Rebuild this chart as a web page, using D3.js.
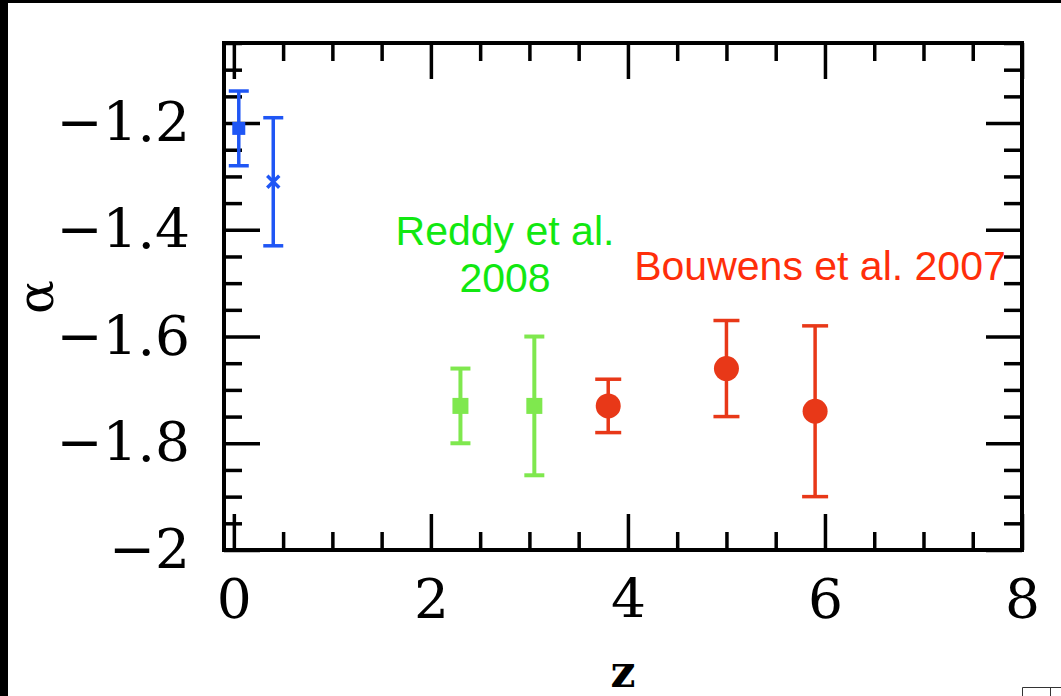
<!DOCTYPE html>
<html>
<head>
<meta charset="utf-8">
<script src="https://cdn.jsdelivr.net/npm/d3@7"></script>
<style>
  html, body { margin: 0; padding: 0; background: #fff; }
  svg { display: block; }
</style>
</head>
<body>
<svg id="chart" width="1061" height="696"></svg>
<script>
// Faint-end slope alpha of the UV luminosity function versus redshift z
const blueZ    = [0.05, 0.40];
const blueA    = [-1.21, -1.31];
const blueHi   = [-1.14, -1.19];
const blueLo   = [-1.28, -1.43];
const blueMark = ["square", "cross"];

const reddyZ   = [2.3, 3.05];
const reddyA   = [-1.73, -1.73];
const reddyHi  = [-1.66, -1.60];
const reddyLo  = [-1.80, -1.86];

const bouwZ    = [3.8, 5.0, 5.9];
const bouwA    = [-1.73, -1.66, -1.74];
const bouwHi   = [-1.68, -1.57, -1.58];
const bouwLo   = [-1.78, -1.75, -1.90];

const xMajor = [0, 2, 4, 6, 8];
const xTickLabels = ["0", "2", "4", "6", "8"];
const yMajor = [-2, -1.8, -1.6, -1.4, -1.2];
const yTickLabels = ["\u22122", "\u22121.8", "\u22121.6", "\u22121.4", "\u22121.2"];

const svg = d3.select("#chart");

const L = 224, R = 1022, T = 43, B = 550;
const x = d3.scaleLinear().domain([-0.1, 8]).range([L, R]);
const y = d3.scaleLinear().domain([-2, -1.05]).range([B, T]);

// dark page edges
svg.append("rect").attr("x", 0).attr("y", 0).attr("width", 1061).attr("height", 3).attr("fill", "#000");
svg.append("rect").attr("x", 0).attr("y", 0).attr("width", 8).attr("height", 696).attr("fill", "#000");

const xMinor = d3.range(0, 8.001, 0.5).filter(v => Math.abs(v % 2) > 1e-6);
const yMinor = d3.range(-2, -1.049, 0.05).map(v => +v.toFixed(2)).filter(v => !yMajor.some(m => Math.abs(m - v) < 1e-6));

const tickW = 3.5, majorLen = 36, minorLen = 18;
const serif = "'DejaVu Serif', 'Liberation Serif', serif";

function styleAxis(g) {
  g.select(".domain").remove();
  g.selectAll(".tick line").attr("stroke", "#000").attr("stroke-width", tickW);
}

// bottom axis with labels
const gxB = svg.append("g").attr("transform", `translate(0,${B})`)
  .call(d3.axisBottom(x).tickValues(xMajor).tickSizeInner(-majorLen).tickSizeOuter(0)
    .tickPadding(29).tickFormat((d, i) => xTickLabels[i]));
styleAxis(gxB);
gxB.selectAll("text").attr("font-family", serif).attr("font-size", 55).attr("fill", "#000");
svg.append("g").attr("transform", `translate(0,${B})`)
  .call(d3.axisBottom(x).tickValues(xMinor).tickSizeInner(-minorLen).tickSizeOuter(0).tickFormat(""))
  .call(styleAxis);

// top axis (ticks only)
svg.append("g").attr("transform", `translate(0,${T})`)
  .call(d3.axisTop(x).tickValues(xMajor).tickSizeInner(-majorLen).tickSizeOuter(0).tickFormat(""))
  .call(styleAxis);
svg.append("g").attr("transform", `translate(0,${T})`)
  .call(d3.axisTop(x).tickValues(xMinor).tickSizeInner(-minorLen).tickSizeOuter(0).tickFormat(""))
  .call(styleAxis);

// left axis with labels
const gyL = svg.append("g").attr("transform", `translate(${L},0)`)
  .call(d3.axisLeft(y).tickValues(yMajor).tickSizeInner(-majorLen).tickSizeOuter(0)
    .tickPadding(34).tickFormat((d, i) => yTickLabels[i]));
styleAxis(gyL);
gyL.selectAll("text").attr("font-family", serif).attr("font-size", 55).attr("fill", "#000");
svg.append("g").attr("transform", `translate(${L},0)`)
  .call(d3.axisLeft(y).tickValues(yMinor).tickSizeInner(-minorLen).tickSizeOuter(0).tickFormat(""))
  .call(styleAxis);

// right axis (ticks only)
svg.append("g").attr("transform", `translate(${R},0)`)
  .call(d3.axisRight(y).tickValues(yMajor).tickSizeInner(-majorLen).tickSizeOuter(0).tickFormat(""))
  .call(styleAxis);
svg.append("g").attr("transform", `translate(${R},0)`)
  .call(d3.axisRight(y).tickValues(yMinor).tickSizeInner(-minorLen).tickSizeOuter(0).tickFormat(""))
  .call(styleAxis);

// frame
svg.append("rect").attr("x", L).attr("y", T).attr("width", R - L).attr("height", B - T)
  .attr("fill", "none").attr("stroke", "#000").attr("stroke-width", 4);

// axis titles
svg.append("text").attr("x", 623).attr("y", 687).attr("text-anchor", "middle")
  .attr("font-family", serif).attr("font-weight", "bold").attr("font-size", 44).attr("fill", "#000").text("z");
svg.append("text").attr("transform", "translate(53,297) rotate(-90)").attr("text-anchor", "middle")
  .attr("font-family", serif).attr("font-size", 50).attr("fill", "#000").text("\u03b1");

// error bars
function errorBars(zs, lo, hi, color, capW, lw) {
  const g = svg.append("g").attr("stroke", color).attr("stroke-width", lw);
  zs.forEach((z, i) => {
    g.append("line").attr("x1", x(z)).attr("x2", x(z)).attr("y1", y(lo[i])).attr("y2", y(hi[i]));
    [lo[i], hi[i]].forEach(v => {
      g.append("line").attr("x1", x(z) - capW / 2).attr("x2", x(z) + capW / 2)
        .attr("y1", y(v)).attr("y2", y(v));
    });
  });
}

const blue = "#1f56f5", green = "#7fe84e", red = "#e83818";

errorBars(blueZ, blueLo, blueHi, blue, 20, 3.5);
errorBars(reddyZ, reddyLo, reddyHi, green, 20, 4);
errorBars(bouwZ, bouwLo, bouwHi, red, 26, 3.5);

// blue markers: a filled square and a cross
blueZ.forEach((z, i) => {
  const cx = x(z), cy = y(blueA[i]);
  if (blueMark[i] === "square") {
    svg.append("rect").attr("x", cx - 6.5).attr("y", cy - 6.5).attr("width", 13).attr("height", 13).attr("fill", blue);
  } else {
    const s = 6;
    svg.append("path").attr("d", `M${cx - s},${cy - s}L${cx + s},${cy + s}M${cx - s},${cy + s}L${cx + s},${cy - s}`)
      .attr("stroke", blue).attr("stroke-width", 3.5).attr("fill", "none");
  }
});

// Reddy et al. squares
svg.append("g").selectAll("rect").data(reddyZ).join("rect")
  .attr("x", d => x(d) - 8).attr("y", (d, i) => y(reddyA[i]) - 8)
  .attr("width", 16).attr("height", 16).attr("fill", green);

// Bouwens et al. circles
svg.append("g").selectAll("circle").data(bouwZ).join("circle")
  .attr("cx", d => x(d)).attr("cy", (d, i) => y(bouwA[i])).attr("r", 12.5).attr("fill", red);

// annotations
const sans = "'Liberation Sans', Arial, sans-serif";
const reddyText = svg.append("text").attr("font-family", sans).attr("font-size", 41)
  .attr("fill", "#11e811").attr("text-anchor", "middle");
reddyText.append("tspan").attr("x", 505).attr("y", 245).text("Reddy et al.");
reddyText.append("tspan").attr("x", 505).attr("y", 292).text("2008");
svg.append("text").attr("x", 820).attr("y", 280).attr("text-anchor", "middle")
  .attr("font-family", sans).attr("font-size", 41).attr("fill", "#ff2e0a").text("Bouwens et al. 2007");

// small box fragment at the lower right corner
svg.append("path").attr("d", "M1022.5,696V687.5H1061M1050.5,687.5V696")
  .attr("stroke", "#333").attr("stroke-width", 1).attr("fill", "none");
</script>
</body>
</html>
= = = = =
> [CHALLENGE]
All of the material above is to be copied exactly, except for its images.

> [ANSWER TO THIS PROBLEM]
Rebuild this chart as a web page, using D3.js.
<!DOCTYPE html>
<html>
<head>
<meta charset="utf-8">
<script src="https://cdn.jsdelivr.net/npm/d3@7"></script>
<style>
  html, body { margin: 0; padding: 0; background: #fff; }
  svg { display: block; }
</style>
</head>
<body>
<svg id="chart" width="1061" height="696"></svg>
<script>
// Faint-end slope alpha of the UV luminosity function versus redshift z
const blueZ    = [0.05, 0.40];
const blueA    = [-1.21, -1.31];
const blueHi   = [-1.14, -1.19];
const blueLo   = [-1.28, -1.43];
const blueMark = ["square", "cross"];

const reddyZ   = [2.3, 3.05];
const reddyA   = [-1.73, -1.73];
const reddyHi  = [-1.66, -1.60];
const reddyLo  = [-1.80, -1.86];

const bouwZ    = [3.8, 5.0, 5.9];
const bouwA    = [-1.73, -1.66, -1.74];
const bouwHi   = [-1.68, -1.57, -1.58];
const bouwLo   = [-1.78, -1.75, -1.90];

const xMajor = [0, 2, 4, 6, 8];
const xTickLabels = ["0", "2", "4", "6", "8"];
const yMajor = [-2, -1.8, -1.6, -1.4, -1.2];
const yTickLabels = ["\u22122", "\u22121.8", "\u22121.6", "\u22121.4", "\u22121.2"];

const svg = d3.select("#chart");

const L = 224, R = 1022, T = 43, B = 550;
const x = d3.scaleLinear().domain([-0.1, 8]).range([L, R]);
const y = d3.scaleLinear().domain([-2, -1.05]).range([B, T]);

// dark page edges
svg.append("rect").attr("x", 0).attr("y", 0).attr("width", 1061).attr("height", 3).attr("fill", "#000");
svg.append("rect").attr("x", 0).attr("y", 0).attr("width", 8).attr("height", 696).attr("fill", "#000");

const xMinor = d3.range(0, 8.001, 0.5).filter(v => Math.abs(v % 2) > 1e-6);
const yMinor = d3.range(-2, -1.049, 0.05).map(v => +v.toFixed(2)).filter(v => !yMajor.some(m => Math.abs(m - v) < 1e-6));

const tickW = 3.5, majorLen = 36, minorLen = 18;
const serif = "'DejaVu Serif', 'Liberation Serif', serif";

function styleAxis(g) {
  g.select(".domain").remove();
  g.selectAll(".tick line").attr("stroke", "#000").attr("stroke-width", tickW);
}

// bottom axis with labels
const gxB = svg.append("g").attr("transform", `translate(0,${B})`)
  .call(d3.axisBottom(x).tickValues(xMajor).tickSizeInner(-majorLen).tickSizeOuter(0)
    .tickPadding(29).tickFormat((d, i) => xTickLabels[i]));
styleAxis(gxB);
gxB.selectAll("text").attr("font-family", serif).attr("font-size", 55).attr("fill", "#000");
svg.append("g").attr("transform", `translate(0,${B})`)
  .call(d3.axisBottom(x).tickValues(xMinor).tickSizeInner(-minorLen).tickSizeOuter(0).tickFormat(""))
  .call(styleAxis);

// top axis (ticks only)
svg.append("g").attr("transform", `translate(0,${T})`)
  .call(d3.axisTop(x).tickValues(xMajor).tickSizeInner(-majorLen).tickSizeOuter(0).tickFormat(""))
  .call(styleAxis);
svg.append("g").attr("transform", `translate(0,${T})`)
  .call(d3.axisTop(x).tickValues(xMinor).tickSizeInner(-minorLen).tickSizeOuter(0).tickFormat(""))
  .call(styleAxis);

// left axis with labels
const gyL = svg.append("g").attr("transform", `translate(${L},0)`)
  .call(d3.axisLeft(y).tickValues(yMajor).tickSizeInner(-majorLen).tickSizeOuter(0)
    .tickPadding(34).tickFormat((d, i) => yTickLabels[i]));
styleAxis(gyL);
gyL.selectAll("text").attr("font-family", serif).attr("font-size", 55).attr("fill", "#000");
svg.append("g").attr("transform", `translate(${L},0)`)
  .call(d3.axisLeft(y).tickValues(yMinor).tickSizeInner(-minorLen).tickSizeOuter(0).tickFormat(""))
  .call(styleAxis);

// right axis (ticks only)
svg.append("g").attr("transform", `translate(${R},0)`)
  .call(d3.axisRight(y).tickValues(yMajor).tickSizeInner(-majorLen).tickSizeOuter(0).tickFormat(""))
  .call(styleAxis);
svg.append("g").attr("transform", `translate(${R},0)`)
  .call(d3.axisRight(y).tickValues(yMinor).tickSizeInner(-minorLen).tickSizeOuter(0).tickFormat(""))
  .call(styleAxis);

// frame
svg.append("rect").attr("x", L).attr("y", T).attr("width", R - L).attr("height", B - T)
  .attr("fill", "none").attr("stroke", "#000").attr("stroke-width", 4);

// axis titles
svg.append("text").attr("x", 623).attr("y", 687).attr("text-anchor", "middle")
  .attr("font-family", serif).attr("font-weight", "bold").attr("font-size", 44).attr("fill", "#000").text("z");
svg.append("text").attr("transform", "translate(53,297) rotate(-90)").attr("text-anchor", "middle")
  .attr("font-family", serif).attr("font-size", 50).attr("fill", "#000").text("\u03b1");

// error bars
function errorBars(zs, lo, hi, color, capW, lw) {
  const g = svg.append("g").attr("stroke", color).attr("stroke-width", lw);
  zs.forEach((z, i) => {
    g.append("line").attr("x1", x(z)).attr("x2", x(z)).attr("y1", y(lo[i])).attr("y2", y(hi[i]));
    [lo[i], hi[i]].forEach(v => {
      g.append("line").attr("x1", x(z) - capW / 2).attr("x2", x(z) + capW / 2)
        .attr("y1", y(v)).attr("y2", y(v));
    });
  });
}

const blue = "#1f56f5", green = "#7fe84e", red = "#e83818";

errorBars(blueZ, blueLo, blueHi, blue, 20, 3.5);
errorBars(reddyZ, reddyLo, reddyHi, green, 20, 4);
errorBars(bouwZ, bouwLo, bouwHi, red, 26, 3.5);

// blue markers: a filled square and a cross
blueZ.forEach((z, i) => {
  const cx = x(z), cy = y(blueA[i]);
  if (blueMark[i] === "square") {
    svg.append("rect").attr("x", cx - 6.5).attr("y", cy - 6.5).attr("width", 13).attr("height", 13).attr("fill", blue);
  } else {
    const s = 6;
    svg.append("path").attr("d", `M${cx - s},${cy - s}L${cx + s},${cy + s}M${cx - s},${cy + s}L${cx + s},${cy - s}`)
      .attr("stroke", blue).attr("stroke-width", 3.5).attr("fill", "none");
  }
});

// Reddy et al. squares
svg.append("g").selectAll("rect").data(reddyZ).join("rect")
  .attr("x", d => x(d) - 8).attr("y", (d, i) => y(reddyA[i]) - 8)
  .attr("width", 16).attr("height", 16).attr("fill", green);

// Bouwens et al. circles
svg.append("g").selectAll("circle").data(bouwZ).join("circle")
  .attr("cx", d => x(d)).attr("cy", (d, i) => y(bouwA[i])).attr("r", 12.5).attr("fill", red);

// annotations
const sans = "'Liberation Sans', Arial, sans-serif";
const reddyText = svg.append("text").attr("font-family", sans).attr("font-size", 41)
  .attr("fill", "#11e811").attr("text-anchor", "middle");
reddyText.append("tspan").attr("x", 505).attr("y", 245).text("Reddy et al.");
reddyText.append("tspan").attr("x", 505).attr("y", 292).text("2008");
svg.append("text").attr("x", 820).attr("y", 280).attr("text-anchor", "middle")
  .attr("font-family", sans).attr("font-size", 41).attr("fill", "#ff2e0a").text("Bouwens et al. 2007");

// small box fragment at the lower right corner
svg.append("path").attr("d", "M1022.5,696V687.5H1061M1050.5,687.5V696")
  .attr("stroke", "#333").attr("stroke-width", 1).attr("fill", "none");
</script>
</body>
</html>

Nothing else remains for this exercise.